Cette charité qui demeure, comme le dit Saint Paul, a cette condition-là :

« L’amour prend patience. »

Il nous faut avoir une manière de concevoir le temps qui n’est pas celle de tout le monde, mais qui est au contraire le lieu d’une rencontre, d’une prise de conscience que Dieu vient vraiment habiter notre présent.
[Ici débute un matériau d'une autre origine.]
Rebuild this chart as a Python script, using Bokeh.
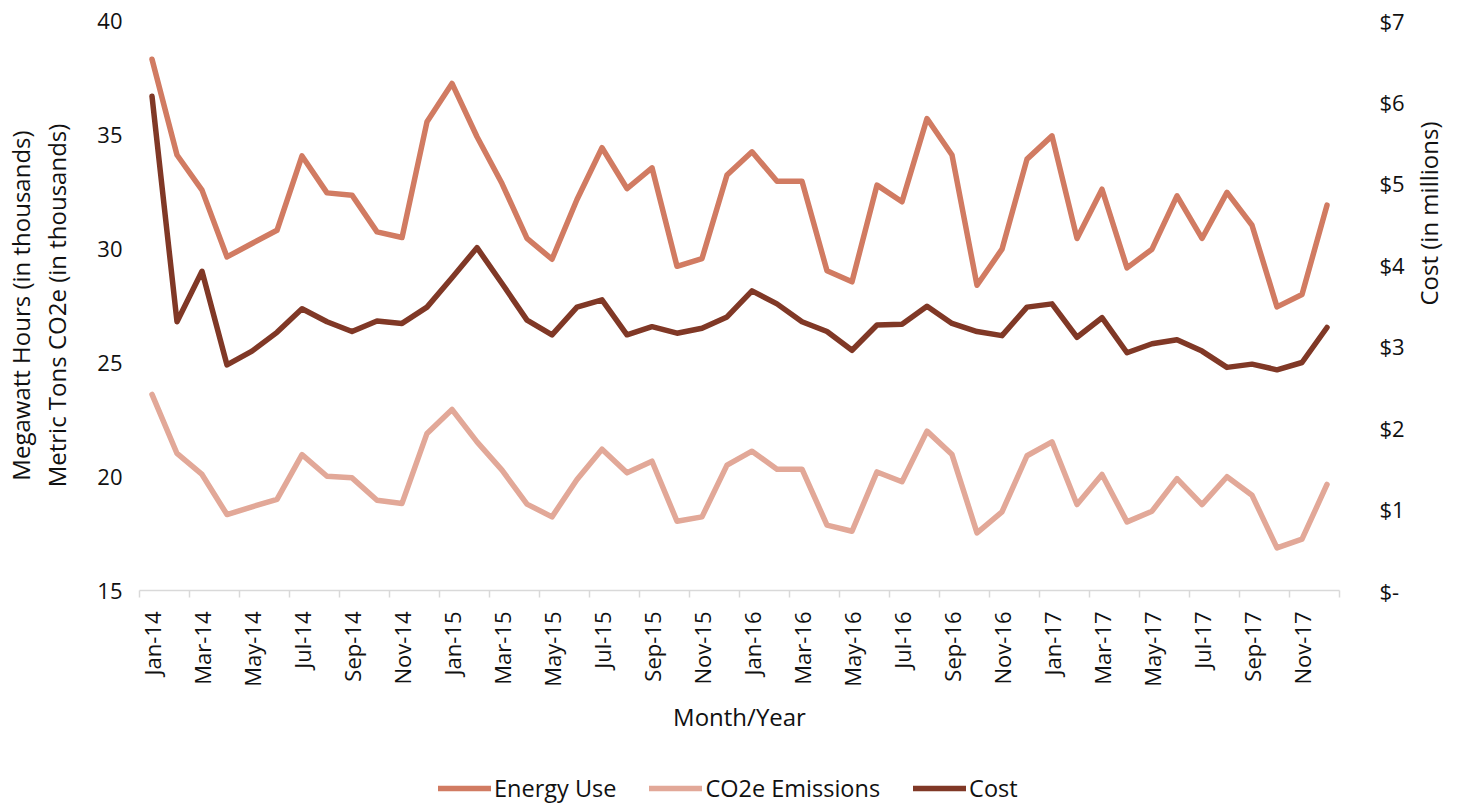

C’est ce que nous allons demander au Seigneur : une attitude de Foi pour voir comment Il agit dans notre vie, nous laisser déplacer et sortir de notre zone de confort, et d’acquérir cette attitude juste d’envisager le temps et les personnes,

Amen !


Références des lectures du jour :

  • Livre de Jérémie 1,4-5.17-19.
  • Psaume 71(70),1-2.3.5-6ab.15ab.17.
  • Première lettre de saint Paul Apôtre aux Corinthiens 12,31.13,1-13.
  • Évangile de Jésus-Christ selon saint Luc 4,21-30 :

En ce temps-là, dans la synagogue de Nazareth, après la lecture du livre d’Isaïe, Jésus déclara : « Aujourd’hui s’accomplit ce passage de l’Écriture que vous venez d’entendre. »
Tous lui rendaient témoignage et s’étonnaient des paroles de grâce qui sortaient de sa bouche. Ils se disaient :
— « N’est-ce pas là le fils de Joseph ? »
Mais il leur dit :
— « Sûrement vous allez me citer le dicton : “Médecin, guéris-toi toi-même”, et me dire :
“Nous avons appris tout ce qui s’est passé à Capharnaüm ; fais donc de même ici dans ton lieu d’origine !” »
Puis il ajouta : « Amen, je vous le dis : aucun prophète ne trouve un accueil favorable dans son pays.
En vérité, je vous le dis : Au temps du prophète Élie, lorsque pendant trois ans et demi le ciel retint la pluie, et qu’une grande famine se produisit sur toute la terre, il y avait beaucoup de veuves en Israël ; pourtant Élie ne fut envoyé vers aucune d’entre elles, mais bien dans la ville de Sarepta, au pays de Sidon, chez une veuve étrangère.
Au temps du prophète Élisée, il y avait beaucoup de lépreux en Israël ; et aucun d’eux n’a été purifié, mais bien Naaman le Syrien. »

À ces mots, dans la synagogue, tous devinrent furieux.
Ils se levèrent, poussèrent Jésus hors de la ville, et le menèrent jusqu’à un escarpement de la colline où leur ville est construite, pour le précipiter en bas.
Mais lui, passant au milieu d’eux, allait son chemin.